2人の息子を持つ華桜こもも氏による、子育てコミックエッセイ『子離れしなきゃダメですか? ~社会人息子ふたりに依存する母の日常~』(ぶんか社)。“思い立ったらすぐ行動”の猪突猛進型長男に続き、“ネガティブ詩人”の次男も巣立ちを控え、子どもたちが自分の手を離れてしまう寂しさがあるものの、子どもたちをきちんと巣立ちさせようと考えている。この板挟みからどうにか抜け出そうと奮闘する自分を描いた本書は、多くの母親が体験する子育てロスに真っ向から甘やかしてしまう豪胆さで挑む、笑い、笑い、とにかく笑いの1冊だ。

■性別がないってどういうこと? 男女両性を兼ね備えた漫画家の物語

 生まれたときからずっと女性として暮らしてきたものの、30歳で「染色体異常」と判明し、両性具有と診断された漫画家・新井祥氏による驚愕のエッセイ『性別が、ない! 〜両性具有の物語〜』(ぶんか社)。現代のボーダレス化する「性」をリアルに描き出す作品だ。LGBT、すなわちレズビアン、ゲイ、バイセクシュアル、トランスジェンダーを正しく理解するための1冊ともなるコミックエッセイで、多様性を認め合うとはどういうことなのかを改めて世間に問うている。

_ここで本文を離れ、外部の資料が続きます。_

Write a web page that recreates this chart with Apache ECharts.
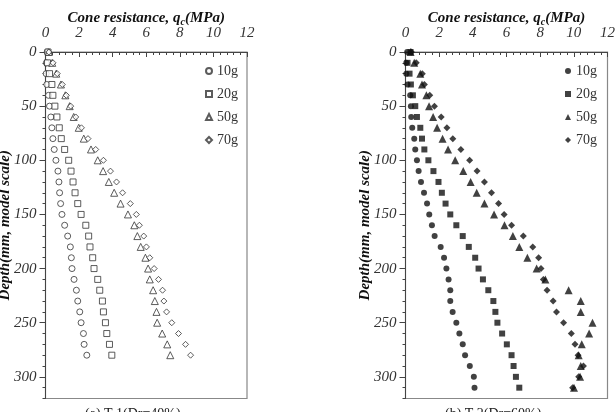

■東京から南へ290kmの八丈島でぶっつけ本番の島生活!

 笑いあり癒しありのコミックエッセイ『流されて八丈島』の装丁リニューアル版『女ひとりで島に移住しました。』(たかまつやよい/ぶんか社)。描かれているのは、これまでずっと都会で暮らしてきた自身の八丈島での新たな生活。そこは豊かな自然、おいしい食べ物、気さくな地元住民に囲まれた南国だ。島特有の生活環境に慣れるまでの奮闘ぶりからは目が離せない。 八丈島でのたくさんの新発見をまるで読者自身の体験のように間近に感じられる作品だ。10年間の歩みを振り返りつつ、新しい島での暮らしぶりをたっぷりと紹介している。

■国際結婚だって楽あれば苦あり、苦あれば楽あり!

 インド人・サッシーさんと結婚した漫画家・流水りんこ氏。そんな自身とその家族の日常をありのままに記録したコミックエッセイ『インド夫婦茶碗』(ぶんか社)は、いまや国民的国際結婚ファミリーストーリーともいえよう。異国の地・ニッポンで暮らしはじめたサッシーとの夫婦生活は、文化の違いから生じる戸惑いと爆笑の連続だ。子どもたちが次々と巻き起こす予想外でへんてこりんな言動にも注目したい。近年は珍しくなくなった国際結婚だが、まだまだ十分理解を得られているとはいいがたい。そんな国際結婚の笑える場面と泣ける場面に迫っている。

 共感できるエピソードに勇気が湧き、知らない世界に驚く——ページをめくれば、そんなコミックエッセイの魅力にどっぷりとハマってしまうはず。